A hangboard allows you to apply stress to your fingers in a measured and controlled fashion. It is a vital tool for a climber who is serious about getting stronger. It is also a great rehab tool for coming back from injuries.

Below is my hangboard.

Hangboard mounted using hooks and a pull-up bar

As you can see from the photo, I’ve hung mine using a doorway pull-up bar and a bunch of hooks. This lets me easily take it down and causes no permanent damage to anything in my apartment. The towels are there to make sure the door frame isn’t crushed by any of the hard pieces.

Originally, I followed this video to mount it using some pipe and shoving the pipe into the pull-up bar. This setup made me uncomfortable as the forces on the pull-up bar were far away from the intended location. This resulted in a lot of flexing and I was concerned about how the pull-up bar was acting on the frame.

I searched online for other ideas and saw a setup that used hooks. This was appealing to me as it moves your weight under the bar. A quick trip to Home Depot and a bit of easy construction and now I can keep up my finger strength when stuck at home. Here are the steps to build one.

  1. Buy a 2 inch x 10 inch wood board (or some other 2 inch x N inch board that is big enough for whatever you want to attach to it).
  2. Cut the board so it spans the width of your doorway plus a few extra inches. Home Depot can do this for you.
  3. Mount your hangboard to the board.
  4. Take hooks, typically used for hanging bicycles up in a garage, and screw them into the top of your 2-in x 10-in.
  5. Hang the hooks over the pull-up bar. Adjust the hooks so each is pulling on the bar.
  6. Find some padding, I used towels, and put the padding between the door trim and other hard surfaces.
  7. Hang on your hangboard and get stronger.
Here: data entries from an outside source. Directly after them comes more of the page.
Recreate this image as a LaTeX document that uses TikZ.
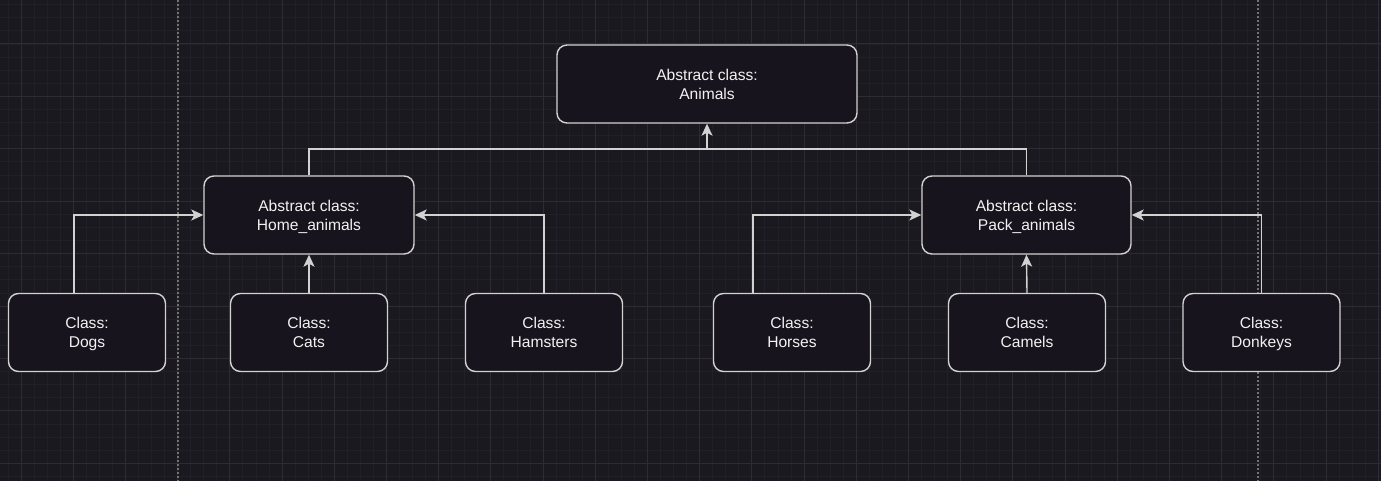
\documentclass[tikz,border=0pt]{standalone}
\usepackage{fontspec}
\setmainfont{Liberation Sans}
\usetikzlibrary{arrows.meta}
\usetikzlibrary{positioning}
\definecolor{canvas}{HTML}{1B1920}
\definecolor{boxfill}{HTML}{18141D}
\definecolor{minorgrid}{HTML}{221F28}
\definecolor{majorgrid}{HTML}{2E2B33}
\definecolor{guide}{HTML}{737373}
\definecolor{edge}{HTML}{D2D2D2}
\definecolor{label}{HTML}{F2F2F2}
\tikzset{
classbox/.style={draw=edge,fill=boxfill,line width=1.4pt,rounded corners=10pt,minimum height=78pt,minimum width=157pt,align=center,text=label,text depth=0pt,font=\fontsize{15.6}{19}\selectfont},
link/.style={draw=edge,line width=1.4pt},
arr/.style={link,-{Stealth[length=12pt,width=11pt,inset=3pt]}}
}

\begin{document}
\begin{tikzpicture}[x=1pt,y=-1pt]
\fill[canvas] (0,0) rectangle (1381,481);
\useasboundingbox (0,0) rectangle (1381,481);
\foreach \k in {-3,...,108} {
\draw[minorgrid,line width=0.8pt] (21+13.05*\k,0) -- (21+13.05*\k,481);
}
\foreach \k in {-4,...,37} {
\draw[minorgrid,line width=0.8pt] (0,44+13.1*\k) -- (1381,44+13.1*\k);
}
\foreach \k in {-1,...,26} {
\draw[majorgrid,line width=1pt] (21+52.2*\k,0) -- (21+52.2*\k,481);
}
\foreach \k in {-1,...,8} {
\draw[majorgrid,line width=1pt] (0,44+52.4*\k) -- (1381,44+52.4*\k);
}
\draw[guide,line width=1.2pt,dash pattern=on 2pt off 2pt] (178,0) -- (178,481);
\draw[guide,line width=1.2pt,dash pattern=on 2pt off 2pt] (1258,0) -- (1258,481);

\node[classbox,minimum width=300pt] (animals) at (707,84) {Abstract class:\\Animals};
\node[classbox,minimum width=210pt] (home) at (309,215) {Abstract class:\\Home\_animals};
\node[classbox,minimum width=209pt] (pack) at (1026.5,215) {Abstract class:\\Pack\_animals};

\node[classbox] (dogs) at (87,332.5) {Class:\\Dogs};
\node[classbox] (cats) at (309,332.5) {Class:\\Cats};
\node[classbox] (hamsters) at (544,332.5) {Class:\\Hamsters};
\node[classbox] (horses) at (792,332.5) {Class:\\Horses};
\node[classbox] (camels) at (1027,332.5) {Class:\\Camels};
\node[classbox] (donkeys) at (1261.5,332.5) {Class:\\Donkeys};

% tree links
\coordinate (joint) at (707,149);
\draw[link] (home.north) |- (joint) -| (pack.north);
\draw[arr] (joint) -- (animals.south);

\draw[arr] ([xshift=-13pt]dogs.north) |- (home.west);
\draw[arr] (cats.north) -- (home.south);
\draw[arr] (hamsters.north) |- (home.east);

\draw[arr] ([xshift=-39pt]horses.north) |- (pack.west);
\draw[arr] (camels.north) -- (pack.south);
\draw[arr] (donkeys.north) |- (pack.east);

\end{tikzpicture}
\end{document}
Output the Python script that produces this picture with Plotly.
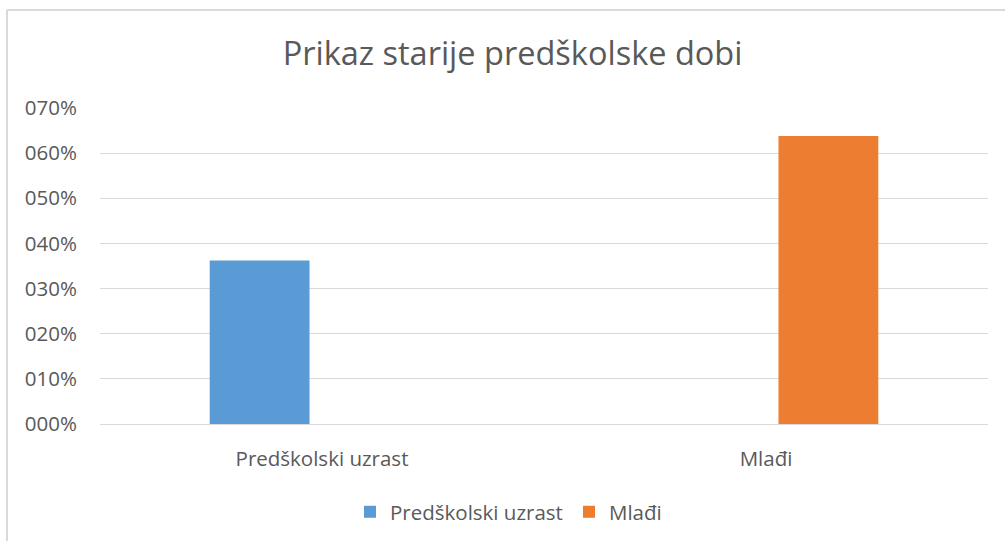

The board and hook method was much easier to construct than the other pull-up bar method and feels much more solid. The pull-up bar isn’t rated for too much weight, so I’m not going to do any super heavy, two-handed hangs but it is plenty solid for other hangboard exercises.

If you’re a climber and don’t want to permanently mount a handboard, I’d highly recommend this. If you don’t own a hangboard, I pick up something from Tension Climbing. Their wooden boards are easy on the finger tips and have all the edge sizes you’ll need.